Dataset extract start

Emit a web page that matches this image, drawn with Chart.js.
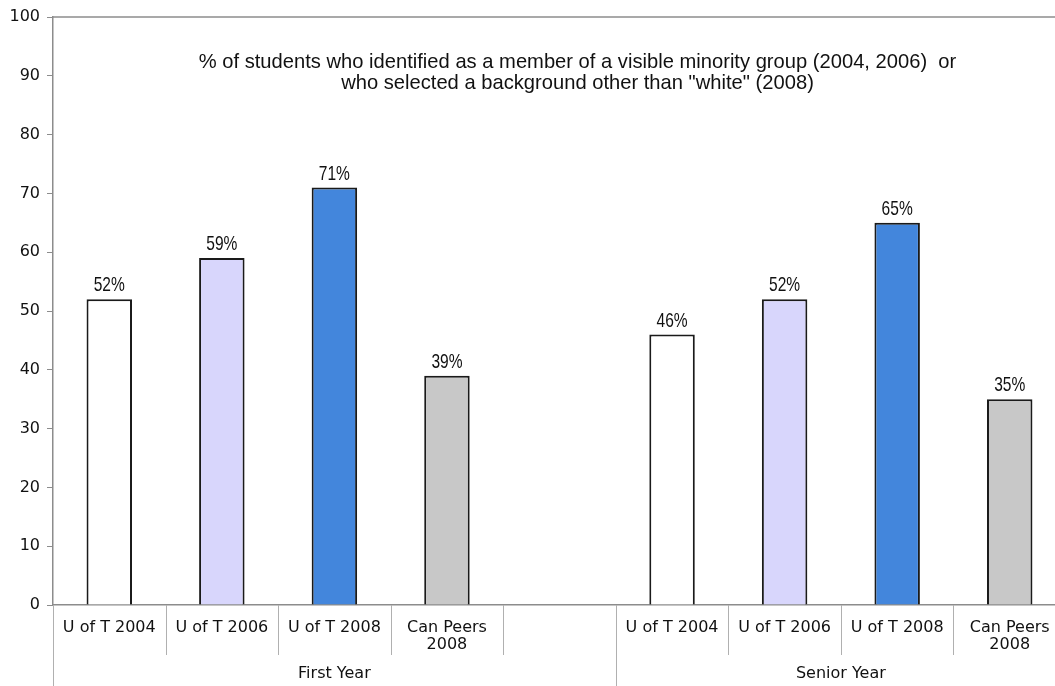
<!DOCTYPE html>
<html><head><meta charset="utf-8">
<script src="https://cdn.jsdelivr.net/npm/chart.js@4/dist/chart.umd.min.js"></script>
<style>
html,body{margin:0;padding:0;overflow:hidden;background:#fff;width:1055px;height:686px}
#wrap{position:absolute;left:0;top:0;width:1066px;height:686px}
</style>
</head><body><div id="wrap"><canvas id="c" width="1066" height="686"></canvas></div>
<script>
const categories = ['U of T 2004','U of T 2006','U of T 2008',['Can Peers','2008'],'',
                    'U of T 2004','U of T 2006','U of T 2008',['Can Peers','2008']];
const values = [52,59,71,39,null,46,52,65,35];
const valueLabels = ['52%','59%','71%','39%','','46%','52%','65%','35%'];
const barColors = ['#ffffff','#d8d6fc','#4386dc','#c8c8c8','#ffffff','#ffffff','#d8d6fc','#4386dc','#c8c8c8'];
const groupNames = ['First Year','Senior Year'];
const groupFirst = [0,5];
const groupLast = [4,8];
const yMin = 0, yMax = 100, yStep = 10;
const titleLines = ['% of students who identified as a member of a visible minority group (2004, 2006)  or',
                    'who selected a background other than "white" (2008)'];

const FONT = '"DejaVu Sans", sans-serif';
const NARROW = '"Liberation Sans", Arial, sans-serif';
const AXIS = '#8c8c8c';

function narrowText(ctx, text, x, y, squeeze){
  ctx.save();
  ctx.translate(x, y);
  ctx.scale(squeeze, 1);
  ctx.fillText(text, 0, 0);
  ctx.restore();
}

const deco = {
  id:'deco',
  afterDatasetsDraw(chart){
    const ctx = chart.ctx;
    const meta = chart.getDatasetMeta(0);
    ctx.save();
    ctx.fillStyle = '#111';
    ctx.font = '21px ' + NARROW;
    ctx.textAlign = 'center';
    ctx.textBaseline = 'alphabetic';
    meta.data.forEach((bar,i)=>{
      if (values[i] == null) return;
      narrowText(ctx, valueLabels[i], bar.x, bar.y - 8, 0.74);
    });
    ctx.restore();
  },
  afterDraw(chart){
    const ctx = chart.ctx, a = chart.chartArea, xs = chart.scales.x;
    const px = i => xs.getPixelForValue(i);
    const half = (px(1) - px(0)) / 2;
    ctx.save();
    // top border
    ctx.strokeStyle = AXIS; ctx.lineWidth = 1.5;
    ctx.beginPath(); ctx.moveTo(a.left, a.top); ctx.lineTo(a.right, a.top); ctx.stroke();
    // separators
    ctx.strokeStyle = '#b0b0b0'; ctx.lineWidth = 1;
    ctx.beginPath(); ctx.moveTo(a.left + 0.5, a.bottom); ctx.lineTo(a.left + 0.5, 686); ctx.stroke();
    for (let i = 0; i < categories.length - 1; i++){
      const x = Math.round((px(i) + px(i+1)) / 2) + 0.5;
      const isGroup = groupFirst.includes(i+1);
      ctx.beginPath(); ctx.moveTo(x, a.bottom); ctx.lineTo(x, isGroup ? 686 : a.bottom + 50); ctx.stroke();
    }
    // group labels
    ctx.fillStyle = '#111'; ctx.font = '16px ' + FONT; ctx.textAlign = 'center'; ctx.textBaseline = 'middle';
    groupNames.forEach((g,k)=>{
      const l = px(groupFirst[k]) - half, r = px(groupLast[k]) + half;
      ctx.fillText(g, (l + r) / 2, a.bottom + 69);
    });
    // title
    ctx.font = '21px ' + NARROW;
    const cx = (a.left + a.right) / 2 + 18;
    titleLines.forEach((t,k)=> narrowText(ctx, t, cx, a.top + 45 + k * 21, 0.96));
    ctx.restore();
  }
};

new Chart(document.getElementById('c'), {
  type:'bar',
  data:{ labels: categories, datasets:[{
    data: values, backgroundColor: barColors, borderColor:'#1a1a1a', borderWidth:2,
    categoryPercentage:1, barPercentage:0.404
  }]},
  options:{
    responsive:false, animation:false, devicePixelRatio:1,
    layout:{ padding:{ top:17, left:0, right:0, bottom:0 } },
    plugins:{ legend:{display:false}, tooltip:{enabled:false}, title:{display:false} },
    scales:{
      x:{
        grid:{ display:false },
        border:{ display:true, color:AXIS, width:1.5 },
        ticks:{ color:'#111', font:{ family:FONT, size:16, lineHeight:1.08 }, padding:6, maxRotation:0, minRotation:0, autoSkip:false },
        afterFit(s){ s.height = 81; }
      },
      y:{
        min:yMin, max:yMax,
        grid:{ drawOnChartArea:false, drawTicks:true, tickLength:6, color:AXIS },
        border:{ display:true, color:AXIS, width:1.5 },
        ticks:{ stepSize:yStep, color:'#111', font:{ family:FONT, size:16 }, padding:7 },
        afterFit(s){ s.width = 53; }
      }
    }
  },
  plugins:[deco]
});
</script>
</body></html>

Dataset extract end

Problem — Skip every picture and transcribe the data above exactly.

Response to the exercise —
Emit a web page that matches this image, drawn with Chart.js.
<!DOCTYPE html>
<html><head><meta charset="utf-8">
<script src="https://cdn.jsdelivr.net/npm/chart.js@4/dist/chart.umd.min.js"></script>
<style>
html,body{margin:0;padding:0;overflow:hidden;background:#fff;width:1055px;height:686px}
#wrap{position:absolute;left:0;top:0;width:1066px;height:686px}
</style>
</head><body><div id="wrap"><canvas id="c" width="1066" height="686"></canvas></div>
<script>
const categories = ['U of T 2004','U of T 2006','U of T 2008',['Can Peers','2008'],'',
                    'U of T 2004','U of T 2006','U of T 2008',['Can Peers','2008']];
const values = [52,59,71,39,null,46,52,65,35];
const valueLabels = ['52%','59%','71%','39%','','46%','52%','65%','35%'];
const barColors = ['#ffffff','#d8d6fc','#4386dc','#c8c8c8','#ffffff','#ffffff','#d8d6fc','#4386dc','#c8c8c8'];
const groupNames = ['First Year','Senior Year'];
const groupFirst = [0,5];
const groupLast = [4,8];
const yMin = 0, yMax = 100, yStep = 10;
const titleLines = ['% of students who identified as a member of a visible minority group (2004, 2006)  or',
                    'who selected a background other than "white" (2008)'];

const FONT = '"DejaVu Sans", sans-serif';
const NARROW = '"Liberation Sans", Arial, sans-serif';
const AXIS = '#8c8c8c';

function narrowText(ctx, text, x, y, squeeze){
  ctx.save();
  ctx.translate(x, y);
  ctx.scale(squeeze, 1);
  ctx.fillText(text, 0, 0);
  ctx.restore();
}

const deco = {
  id:'deco',
  afterDatasetsDraw(chart){
    const ctx = chart.ctx;
    const meta = chart.getDatasetMeta(0);
    ctx.save();
    ctx.fillStyle = '#111';
    ctx.font = '21px ' + NARROW;
    ctx.textAlign = 'center';
    ctx.textBaseline = 'alphabetic';
    meta.data.forEach((bar,i)=>{
      if (values[i] == null) return;
      narrowText(ctx, valueLabels[i], bar.x, bar.y - 8, 0.74);
    });
    ctx.restore();
  },
  afterDraw(chart){
    const ctx = chart.ctx, a = chart.chartArea, xs = chart.scales.x;
    const px = i => xs.getPixelForValue(i);
    const half = (px(1) - px(0)) / 2;
    ctx.save();
    // top border
    ctx.strokeStyle = AXIS; ctx.lineWidth = 1.5;
    ctx.beginPath(); ctx.moveTo(a.left, a.top); ctx.lineTo(a.right, a.top); ctx.stroke();
    // separators
    ctx.strokeStyle = '#b0b0b0'; ctx.lineWidth = 1;
    ctx.beginPath(); ctx.moveTo(a.left + 0.5, a.bottom); ctx.lineTo(a.left + 0.5, 686); ctx.stroke();
    for (let i = 0; i < categories.length - 1; i++){
      const x = Math.round((px(i) + px(i+1)) / 2) + 0.5;
      const isGroup = groupFirst.includes(i+1);
      ctx.beginPath(); ctx.moveTo(x, a.bottom); ctx.lineTo(x, isGroup ? 686 : a.bottom + 50); ctx.stroke();
    }
    // group labels
    ctx.fillStyle = '#111'; ctx.font = '16px ' + FONT; ctx.textAlign = 'center'; ctx.textBaseline = 'middle';
    groupNames.forEach((g,k)=>{
      const l = px(groupFirst[k]) - half, r = px(groupLast[k]) + half;
      ctx.fillText(g, (l + r) / 2, a.bottom + 69);
    });
    // title
    ctx.font = '21px ' + NARROW;
    const cx = (a.left + a.right) / 2 + 18;
    titleLines.forEach((t,k)=> narrowText(ctx, t, cx, a.top + 45 + k * 21, 0.96));
    ctx.restore();
  }
};

new Chart(document.getElementById('c'), {
  type:'bar',
  data:{ labels: categories, datasets:[{
    data: values, backgroundColor: barColors, borderColor:'#1a1a1a', borderWidth:2,
    categoryPercentage:1, barPercentage:0.404
  }]},
  options:{
    responsive:false, animation:false, devicePixelRatio:1,
    layout:{ padding:{ top:17, left:0, right:0, bottom:0 } },
    plugins:{ legend:{display:false}, tooltip:{enabled:false}, title:{display:false} },
    scales:{
      x:{
        grid:{ display:false },
        border:{ display:true, color:AXIS, width:1.5 },
        ticks:{ color:'#111', font:{ family:FONT, size:16, lineHeight:1.08 }, padding:6, maxRotation:0, minRotation:0, autoSkip:false },
        afterFit(s){ s.height = 81; }
      },
      y:{
        min:yMin, max:yMax,
        grid:{ drawOnChartArea:false, drawTicks:true, tickLength:6, color:AXIS },
        border:{ display:true, color:AXIS, width:1.5 },
        ticks:{ stepSize:yStep, color:'#111', font:{ family:FONT, size:16 }, padding:7 },
        afterFit(s){ s.width = 53; }
      }
    }
  },
  plugins:[deco]
});
</script>
</body></html>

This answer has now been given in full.